Microbial selective plugging and enhanced oil recovery

Abstract

The ability of indigenous populations of microorganisms in Berea sandstone to improve the volumetric sweep efficiency and increase oil recovery by in situ growth and metabolism following the injection of nutrients was studied. Cores of differing permeabilities connected in parallel without crossflow and slabs of sandstone with differing permeabilities in capillary contact to allow crossflow were used. The addition of a sucrosenitrate mineral salts medium stimulated the growth and metabolism of microorganisms in the sandstone systems. This resulted in a preferential decrease in permeability in the core or slab with the higher initial permeability, diverted flow into the lower-permeability core or slab and improved the volumetric sweep efficiency. Injectivity into the slab with the lower initial permeability in the crossflow system increased during subsequent nutrient injections.

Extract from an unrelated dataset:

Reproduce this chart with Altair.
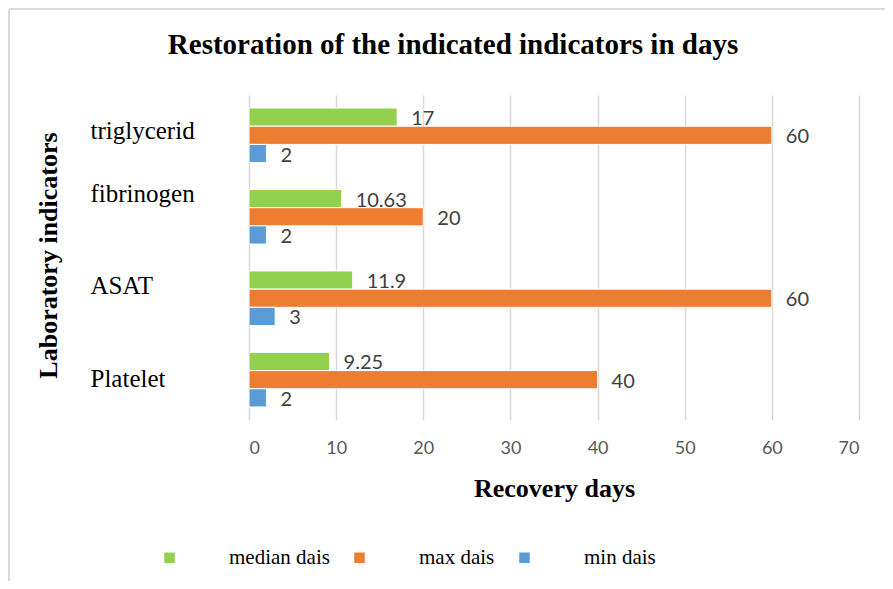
import altair as alt
import pandas as pd

categories = ["triglycerid", "fibrinogen", "ASAT", "Platelet"]
series = ["median dais", "max dais", "min dais"]
median_vals = [17, 10.63, 11.9, 9.25]
max_vals = [60, 20, 60, 40]
min_vals = [2, 2, 3, 2]
colors = ["#92D050", "#ED7D31", "#5B9BD5"]
chart_title = "Restoration of the indicated indicators in days"

rows = []
for i, c in enumerate(categories):
    for s, vals in zip(series, [median_vals, max_vals, min_vals]):
        rows.append({"indicator": c, "series": s, "days": vals[i], "label": f"{vals[i]:g}"})
df = pd.DataFrame(rows)

serif = "Liberation Serif"
sans = "Lato"

y_enc = alt.Y(
    "indicator:N",
    sort=categories,
    scale=alt.Scale(paddingInner=0.33, paddingOuter=0.16),
    axis=alt.Axis(
        title="Laboratory indicators",
        titleFont=serif,
        titleFontSize=26,
        titleFontWeight="bold",
        titleColor="#000000",
        titleAngle=270,
        titleX=-201,
        titleY=160,
        titleAlign="center",
        titleBaseline="middle",
        labelFont=serif,
        labelFontSize=25,
        labelColor="#000000",
        labelAlign="left",
        labelBaseline="middle",
        labelPadding=159,
        labelOffset={"expr": "datum.value == 'fibrinogen' ? -23 : datum.value == 'ASAT' ? -12 : datum.value == 'triglycerid' ? -4 : -1"},
        ticks=False,
        domain=False,
        grid=False,
    ),
)

x_enc = alt.X(
    "days:Q",
    scale=alt.Scale(domain=[0, 70], nice=False),
    axis=alt.Axis(
        values=[0, 10, 20, 30, 40, 50, 60, 70],
        title="Recovery days",
        titleFont=serif,
        titleFontSize=26,
        titleFontWeight="bold",
        titleColor="#000000",
        titlePadding=18,
        labelFont=sans,
        labelFontSize=18,
        labelColor="#595959",
        labelPadding=19,
        ticks=False,
        domain=False,
        grid=True,
        gridColor="#d9d9d9",
        gridWidth=1.5,
    ),
)

yoff = alt.YOffset("series:N", sort=series)

bars = alt.Chart(df).mark_bar(stroke="white", strokeWidth=1).encode(
    x=x_enc,
    y=y_enc,
    yOffset=yoff,
    color=alt.Color(
        "series:N",
        sort=series,
        scale=alt.Scale(domain=series, range=colors),
        legend=alt.Legend(
            title=None,
            orient="none",
            direction="horizontal",
            legendX=-90,
            legendY=452,
            symbolType="square",
            symbolSize=110,
            symbolStrokeWidth=0,
            labelFont=serif,
            labelFontSize=21,
            labelColor="#000000",
            labelOffset=49,
            columnPadding=19,
        ),
    ),
)

text = alt.Chart(df).mark_text(
    align="left", baseline="middle", dx=14, dy=2, font=sans, fontSize=20, color="#404040"
).encode(
    x="days:Q",
    y=alt.Y("indicator:N", sort=categories),
    yOffset=yoff,
    text="label:N",
)

one = pd.DataFrame({"t": [chart_title]})
title_mark = alt.Chart(one).mark_text(
    font=serif, fontSize=29, fontWeight="bold", color="#000000", align="center", baseline="middle"
).encode(x=alt.value(204), y=alt.value(-50), text="t:N")

frame_color = "#d9d9d9"
f_left = alt.Chart(one).mark_rule(color=frame_color, strokeWidth=2).encode(
    x=alt.value(-240), y=alt.value(-86), y2=alt.value(486))
f_top = alt.Chart(one).mark_rule(color=frame_color, strokeWidth=2).encode(
    y=alt.value(-86), x=alt.value(-240), x2=alt.value(636))

chart = alt.layer(f_left, f_top, bars, text, title_mark).properties(
    width=610,
    height=325,
    background="white",
    autosize=alt.AutoSizeParams(type="none"),
    padding={"left": 241, "top": 87, "right": 26, "bottom": 161},
).configure_view(stroke=None)

chart.save("out.html", embed_options={"renderer": "svg", "actions": False})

Thus, microbial selective plugging does occur in laboratory systems that have the complex flow patterns observed in petroleum reservoirs without losing the ability to inject fluids into the formation. In situ microbial growth and metabolism increased oil recovery 10 to 38% of the original oil in place. Biogenic gas production accompanied oil production, and much of the gas was entrained within the produced oil suggesting that gas production was an important factor leading to increased oil recovery. Quantitation of the amount of phospholipid in the core confirmed that microbial growth preferentially occurred throughout the core with the higher initial permeability. These data showed that in situ microbial growth in the high-permeability regions improved not only the volumetric sweep efficiency but also the microscopic oil displacement efficiency.